What this task involves: Starting with the first line of the listing, quote each line exactly until and including the one with "import plotly.graph_objects as go", leaving pictures out.

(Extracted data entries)
>> begin
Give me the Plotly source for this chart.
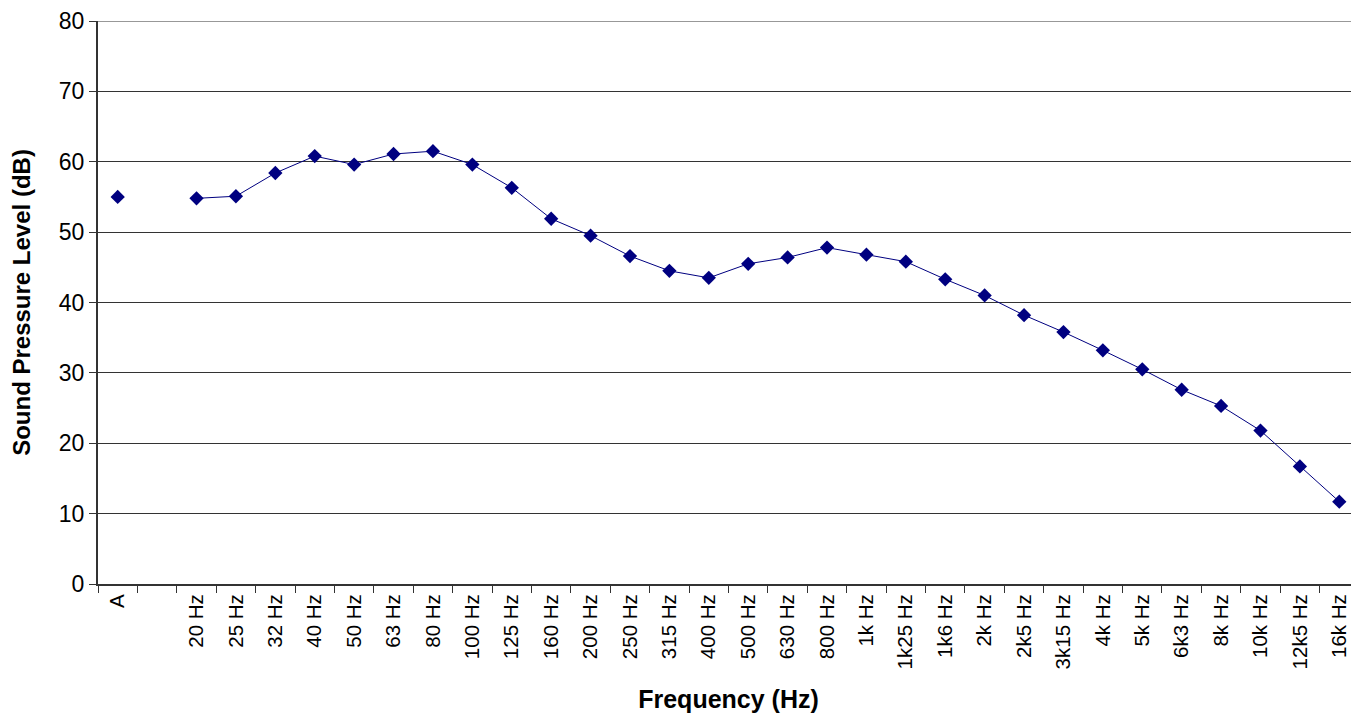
import plotly.graph_objects as go

categories = ["A", " ", "20 Hz", "25 Hz", "32 Hz", "40 Hz", "50 Hz", "63 Hz", "80 Hz",
              "100 Hz", "125 Hz", "160 Hz", "200 Hz", "250 Hz", "315 Hz", "400 Hz",
              "500 Hz", "630 Hz", "800 Hz", "1k Hz", "1k25 Hz", "1k6 Hz", "2k Hz",
              "2k5 Hz", "3k15 Hz", "4k Hz", "5k Hz", "6k3 Hz", "8k Hz", "10k Hz",
              "12k5 Hz", "16k Hz"]
spl_db = [55.0, None, 54.8, 55.1, 58.4, 60.8, 59.6, 61.1, 61.5,
          59.6, 56.3, 51.9, 49.5, 46.6, 44.5, 43.5,
          45.5, 46.4, 47.8, 46.8, 45.8, 43.3, 41.0,
          38.2, 35.8, 33.2, 30.5, 27.6, 25.3, 21.8,
          16.7, 11.7]
y_ticks = [0, 10, 20, 30, 40, 50, 60, 70, 80]

fig = go.Figure()
fig.add_trace(go.Scatter(
    x=categories, y=spl_db, mode="lines+markers",
    connectgaps=False,
    line=dict(color="#000080", width=1),
    marker=dict(symbol="diamond", size=11, color="#000080"),
    showlegend=False,
))

# top gridline (plotly suppresses the gridline at the range edge)
fig.add_shape(type="line", xref="paper", yref="y", x0=0, x1=1,
              y0=y_ticks[-1], y1=y_ticks[-1], line=dict(color="#333", width=1),
              layer="below")

font_family = "Liberation Sans, Arial, sans-serif"
fig.update_layout(
    width=1351, height=705,
    margin=dict(l=90, r=0, t=10, b=129),
    paper_bgcolor="white", plot_bgcolor="white",
    font=dict(family=font_family, color="black"),
)
fig.update_xaxes(
    type="category", categoryorder="array", categoryarray=categories,
    tickson="boundaries", ticks="outside", ticklen=7, tickcolor="#333",
    tickangle=-90, tickfont=dict(size=20.5, color="black"),
    showline=True, linecolor="#333", linewidth=2, showgrid=False,
    title=dict(text="<b>Frequency (Hz)</b>", font=dict(size=25), standoff=24),
    range=[-0.5, 31.5],
)
fig.update_yaxes(
    range=[0, 80], tickvals=y_ticks,
    ticks="outside", ticklen=7, tickcolor="#333",
    tickfont=dict(size=23, color="black"), ticklabeloverflow="allow",
    showline=True, linecolor="#333", linewidth=2,
    showgrid=True, gridcolor="#333", gridwidth=1, zeroline=False,
    title=dict(text="<b>Sound Pressure Level (dB)</b>", font=dict(size=24), standoff=22),
)
fig.write_html("out.html")
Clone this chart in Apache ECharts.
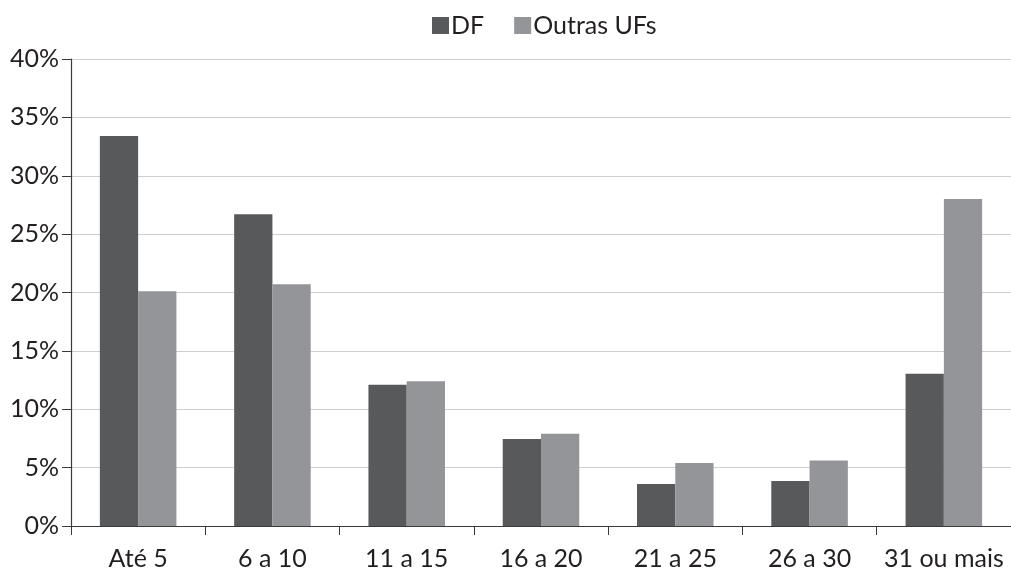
<!DOCTYPE html>
<html>
<head>
<meta charset="utf-8">
<script src="https://cdn.jsdelivr.net/npm/echarts@6/dist/echarts.min.js"></script>
<style>
  html, body { margin: 0; padding: 0; background: #ffffff; }
  #chart { width: 1011px; height: 576px; }
</style>
</head>
<body>
<div id="chart"></div>
<script>
// Faixas de tempo (anos) e percentuais por origem
const categories = ['Até 5', '6 a 10', '11 a 15', '16 a 20', '21 a 25', '26 a 30', '31 ou mais'];
const dfValues = [33.4, 26.7, 12.1, 7.45, 3.6, 3.85, 13.05];
const outrasValues = [20.1, 20.7, 12.4, 7.9, 5.4, 5.6, 28.0];
const seriesNames = ['DF', 'Outras UFs'];

const FONT = 'Lato, "Open Sans", sans-serif';
const TEXT = '#231f20';

const chart = echarts.init(document.getElementById('chart'), null, { renderer: 'canvas' });
chart.setOption({
  animation: false,
  textStyle: { fontFamily: FONT, color: TEXT },
  legend: {
    top: 8,
    left: 427,
    itemWidth: 17,
    itemHeight: 17,
    itemGap: 30,
    icon: 'rect',
    textStyle: { fontSize: 25, fontFamily: FONT, color: TEXT, padding: [0, 0, 0, -3] },
    data: seriesNames
  },
  grid: { left: 71, right: -4, top: 59, bottom: 50, containLabel: false },
  xAxis: {
    type: 'category',
    data: categories,
    boundaryGap: true,
    axisLine: { lineStyle: { color: '#3a3a3a', width: 1.2 } },
    axisTick: { show: true, interval: 0, length: 9, lineStyle: { color: '#3a3a3a' } },
    axisLabel: { fontSize: 25, color: TEXT, margin: 20, fontFamily: FONT, interval: 0 }
  },
  yAxis: {
    type: 'value',
    min: 0,
    max: 40,
    interval: 5,
    axisLine: { show: true, lineStyle: { color: '#3a3a3a', width: 1.2 } },
    axisTick: { show: true, length: 9, lineStyle: { color: '#3a3a3a' } },
    axisLabel: { fontSize: 25, color: TEXT, margin: 12, fontFamily: FONT, formatter: '{value}%' },
    splitLine: { show: true, lineStyle: { color: '#cfcfcf', width: 1 } }
  },
  series: [
    {
      name: seriesNames[0],
      type: 'bar',
      data: dfValues,
      barGap: '0%',
      barCategoryGap: '43%',
      itemStyle: { color: '#58595b' }
    },
    {
      name: seriesNames[1],
      type: 'bar',
      data: outrasValues,
      barGap: '0%',
      barCategoryGap: '43%',
      itemStyle: { color: '#939598' }
    }
  ]
});
</script>
</body>
</html>
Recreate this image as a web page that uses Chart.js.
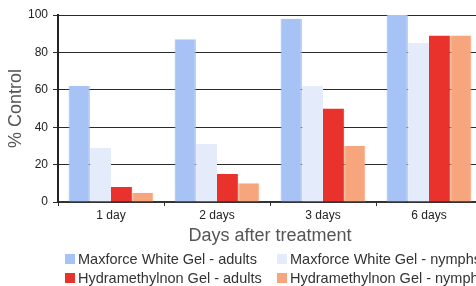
<!DOCTYPE html>
<html>
<head>
<meta charset="utf-8">
<script src="https://cdn.jsdelivr.net/npm/chart.js@4"></script>
<style>
  html, body { margin: 0; padding: 0; background: #fff; overflow: hidden; }
  #wrap { position: relative; width: 520px; height: 286px; }
  #legend {
    position: absolute; left: 65px; top: 250px;
    display: grid; grid-template-columns: 212px auto; row-gap: 1px;
    font-family: 'Liberation Sans', Arial, sans-serif; font-size: 14.5px; color: #333;
    white-space: nowrap;
  }
  #legend .item { display: flex; align-items: center; height: 18px; }
  #legend .box { width: 10px; height: 10px; margin-right: 3px; flex: none; }
</style>
</head>
<body>
<div id="wrap">
  <canvas id="chart"></canvas>
  <div id="legend"></div>
</div>
<script>
  // datos
  const days = ['1 day', '2 days', '3 days', '6 days'];
  const maxforceAdults = [62, 87, 98, 100];
  const maxforceNymphs = [29, 31, 62, 85];
  const hydraAdults = [8, 15, 50, 89];
  const hydraNymphs = [5, 10, 30, 89];
  const yTicks = [0, 20, 40, 60, 80, 100];

  const font = "'Liberation Sans', Arial, sans-serif";

  function ds(label, data, fill, edge) {
    return {
      label, data,
      backgroundColor: fill,
      borderColor: edge,
      borderWidth: { left: 1, right: 1, top: 0, bottom: 0 },
      barPercentage: 1,
      categoryPercentage: 0.8,
    };
  }

  const chart = new Chart(document.getElementById('chart'), {
    type: 'bar',
    data: {
      labels: days,
      datasets: [
        ds('Maxforce White Gel - adults', maxforceAdults, '#a7c3f6', '#97b5ee'),
        ds('Maxforce White Gel - nymphs', maxforceNymphs, '#e4ebfb', '#e4ebfb'),
        ds('Hydramethylnon Gel - adults', hydraAdults, '#e8322b', '#e8322b'),
        ds('Hydramethylnon Gel - nymphs', hydraNymphs, '#f7a57c', '#f7a57c'),
      ],
    },
    options: {
      responsive: true, maintainAspectRatio: false,
      animation: false,
      layout: { padding: { top: 15, left: 4, right: 38, bottom: 41 } },
      plugins: {
        legend: { display: false },
        tooltip: { enabled: false },
      },
      scales: {
        x: {
          afterFit: s => { s.height = 43; },
          grid: { drawOnChartArea: false, drawTicks: true, tickLength: 4, color: '#333' },
          border: { color: '#333', width: 2 },
          ticks: { color: '#222', font: { family: font, size: 12 }, padding: 2 },
          title: {
            display: true, text: 'Days after treatment',
            color: '#555', font: { family: font, size: 18, lineHeight: 1 }, padding: { top: 0, bottom: 0 },
          },
        },
        y: {
          min: 0, max: 100,
          afterBuildTicks: s => { s.ticks = yTicks.map(v => ({ value: v })); },
          afterFit: s => { s.width = 54; },
          grid: { color: '#2a2a2a', tickLength: 5, lineWidth: 1 },
          border: { color: '#222', width: 2 },
          ticks: { color: '#222', font: { family: font, size: 12 }, padding: 5 },
          title: {
            display: true, text: '% Control',
            color: '#555', font: { family: font, size: 18, lineHeight: 1 }, padding: { top: 3, bottom: 0 },
          },
        },
      },
    },
  });

  // leyenda en dos columnas, como en el original (orden: columna por fila)
  const legendOrder = [0, 1, 2, 3];
  const legendEl = document.getElementById('legend');
  legendOrder.forEach(i => {
    const d = chart.data.datasets[i];
    const item = document.createElement('div');
    item.className = 'item';
    const box = document.createElement('span');
    box.className = 'box';
    box.style.background = d.backgroundColor;
    const txt = document.createElement('span');
    txt.textContent = d.label;
    item.appendChild(box);
    item.appendChild(txt);
    legendEl.appendChild(item);
  });
</script>
</body>
</html>
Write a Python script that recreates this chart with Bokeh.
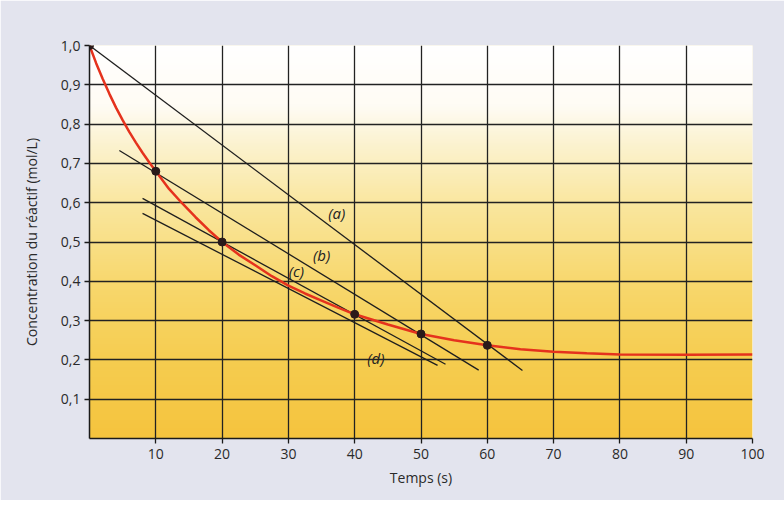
>> end
Task solution:
Give me the Plotly source for this chart.
import plotly.graph_objects as go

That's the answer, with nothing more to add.